* _EXERCISE AIM_: Retype the whole listing, please, keeping every line exact and dropping the pictures.

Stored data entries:
※ ※ ※
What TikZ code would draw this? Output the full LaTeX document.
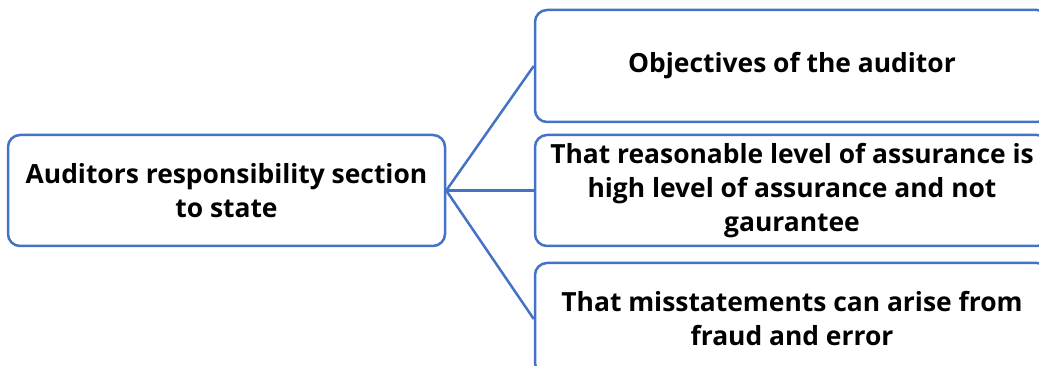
\documentclass[tikz,border=0pt]{standalone}
\usepackage{fontspec}
\setmainfont{Open Sans}
\definecolor{boxblue}{HTML}{4472C4}
\tikzset{
  box/.style={draw=boxblue, line width=2.5pt, rounded corners=12pt, fill=white,
    align=center, inner sep=0pt,
    font=\bfseries\fontsize{26.4}{34}\selectfont},
  link/.style={draw=boxblue, line width=2.5pt}
}
\begin{document}
\begin{tikzpicture}[x=1pt,y=-1pt]
\useasboundingbox (0,0) rectangle (1039,366);
\clip (0,0) rectangle (1039,366);
\node[box, minimum width=437pt, minimum height=111pt] (root) at (226.5,190.5)
  {Auditors responsibility section\\to state};
\node[box, minimum width=514pt, minimum height=112pt] (c1) at (792,66)
  {Objectives of the auditor};
\node[box, minimum width=514pt, minimum height=111pt] (c2) at (792,190.5)
  {That reasonable level of assurance is\\high level of assurance and not\\gaurantee};
\node[box, minimum width=514pt, minimum height=112pt] (c3) at (792,319)
  {That misstatements can arise from\\fraud and error};
\draw[link] (root.east) -- (c1.west);
\draw[link] (root.east) -- (c2.west);
\draw[link] (root.east) -- (c3.west);
\end{tikzpicture}
\end{document}
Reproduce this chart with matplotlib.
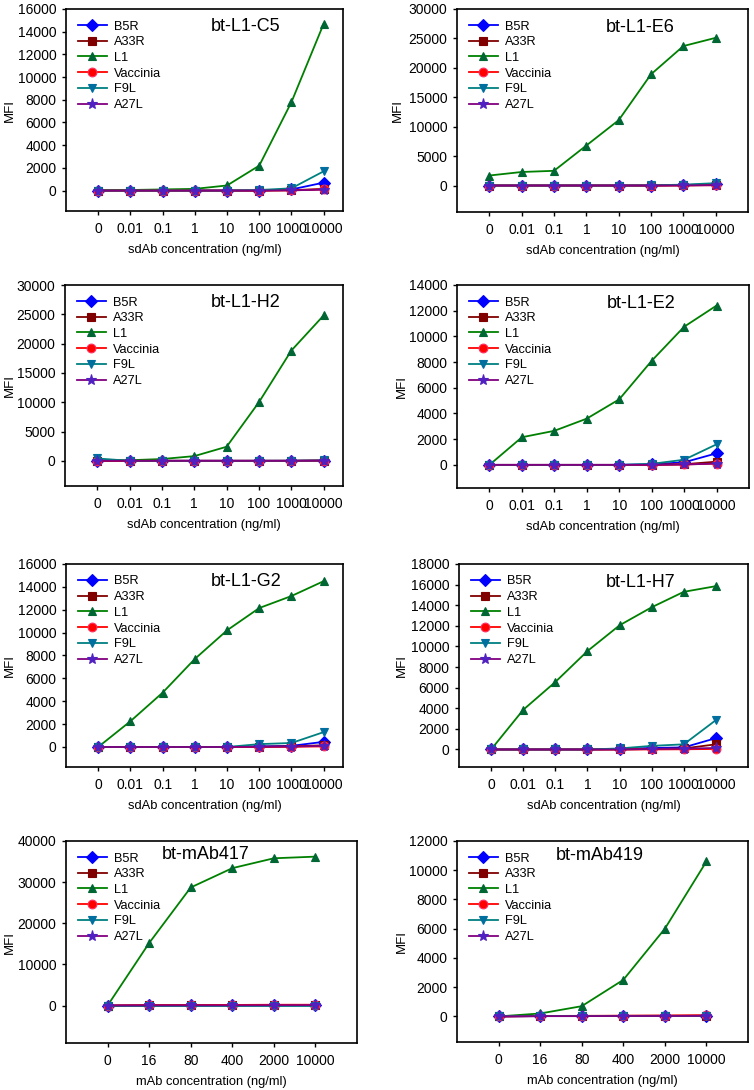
※ ※ ※
* _OUTPUT OF THE TASK_:
What TikZ code would draw this? Output the full LaTeX document.
\documentclass[tikz,border=0pt]{standalone}
\usepackage{fontspec}
\setmainfont{Open Sans}
\definecolor{boxblue}{HTML}{4472C4}
\tikzset{
  box/.style={draw=boxblue, line width=2.5pt, rounded corners=12pt, fill=white,
    align=center, inner sep=0pt,
    font=\bfseries\fontsize{26.4}{34}\selectfont},
  link/.style={draw=boxblue, line width=2.5pt}
}
\begin{document}
\begin{tikzpicture}[x=1pt,y=-1pt]
\useasboundingbox (0,0) rectangle (1039,366);
\clip (0,0) rectangle (1039,366);
\node[box, minimum width=437pt, minimum height=111pt] (root) at (226.5,190.5)
  {Auditors responsibility section\\to state};
\node[box, minimum width=514pt, minimum height=112pt] (c1) at (792,66)
  {Objectives of the auditor};
\node[box, minimum width=514pt, minimum height=111pt] (c2) at (792,190.5)
  {That reasonable level of assurance is\\high level of assurance and not\\gaurantee};
\node[box, minimum width=514pt, minimum height=112pt] (c3) at (792,319)
  {That misstatements can arise from\\fraud and error};
\draw[link] (root.east) -- (c1.west);
\draw[link] (root.east) -- (c2.west);
\draw[link] (root.east) -- (c3.west);
\end{tikzpicture}
\end{document}
Reproduce this chart with matplotlib.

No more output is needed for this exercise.